From the definition of authority, the holders are empowered or have the claim to do something. Therefore one can argue that without regard to the source of authority its nature often arises from the rule of law. Besides, authority is not only legal, but it also claims its foundation from the law. Therefore an individual that has authority has the full right to demand something. The right to demand something does not emerge from cohesion, but instead, it is based on the free will of the people to allow the person to exercise the control over them. It then means that one might have power but lack authority. In the view of Lipson, a government that has authority is one that everyone agrees to (Karakostas, 70). Therefore, the action of such a government is sanctioned or approved by the people, and even those that do not agree with the measures will have to tolerate it. Therefore, authority is the power that has garments of legitimacy.

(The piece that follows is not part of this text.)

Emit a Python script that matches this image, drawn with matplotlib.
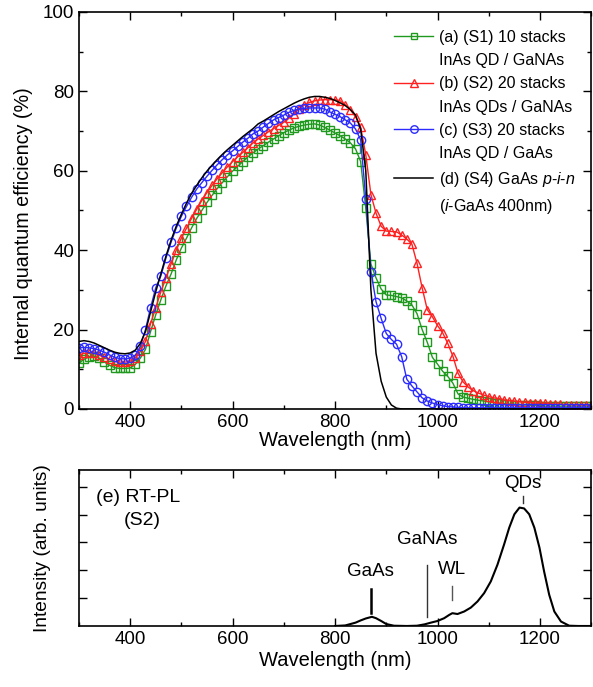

There is also another framework that can explain the relationship between power and authority. Raphael offers the argument that authority cannot exist without power (Rasch, 220). For instance, a man might have the authority that comes with some laws and formal rules. In such a situation the man can make any decisions. However, the challenge would often come with the man cannot exercise the authority, based on the idea that people do not recognize him. The situation might arise from cases of the mass upsurge.

However, power might exist even in cases where there is no authority. There are many countries in the world where leaders have taken over power and used it for many years. The cases of dictatorships that the world has experienced reflect on how power can exist without authority. A ruler that uses military power would demand the citizens to follow him even when he does not have that authority. In such a situation, the leaders would often have to use fear and through the approach ensure that they make people follow their command (Karakostas, 70). Therefore, such form of control would often come in the way of exercising fear. All the dictator leaders in the world had mastered the art of manipulating people through fear. Even today, the cases of North Korea might reflect on how people can have power without authority. They have thus to limit their subjects from access to information and make them live in fear to be able to control them. The cases of power without authority seem to affect third world countries mostly.

There has always been contention on the application of power and authority. However, it seems quite clear, that one might exercise power without authority. However, one thing that seems clear is that one might not use authority without power. For one to be able to make people recognize their authority then they must have the power to exercise it. While different authors argue that power is dangerous and intoxicating, there is a general feeling that authority is constraining. For one to use some authority they have to follow the set rules and guidelines. Besides, for one that has power, they often have some legitimate control over the people. In most cases with authority, one might not be required to demand people to follow them because the people are often willing to support. However, it is important to note that these two aspects often work hand in hand.

Works Cited

Cassinelli, C. W. “Political authority: its exercise and possession.” Power, Authority, Justice, and Rights. Routledge, 2017. 74-90.

Earenfight, Theresa. Queenship and political power in medieval and early modern Spain. Routledge, 2017.

Karakostas, Alexandros, and Daniel John Zizzo. “Compliance and the power of authority.” Journal of Economic Behavior & Organization 124 (2016): 67-80.

Rasch, William. “Political theology and political form: power, contingency, authority, belief.” Journal for Cultural Research20.3 (2016): 217-234.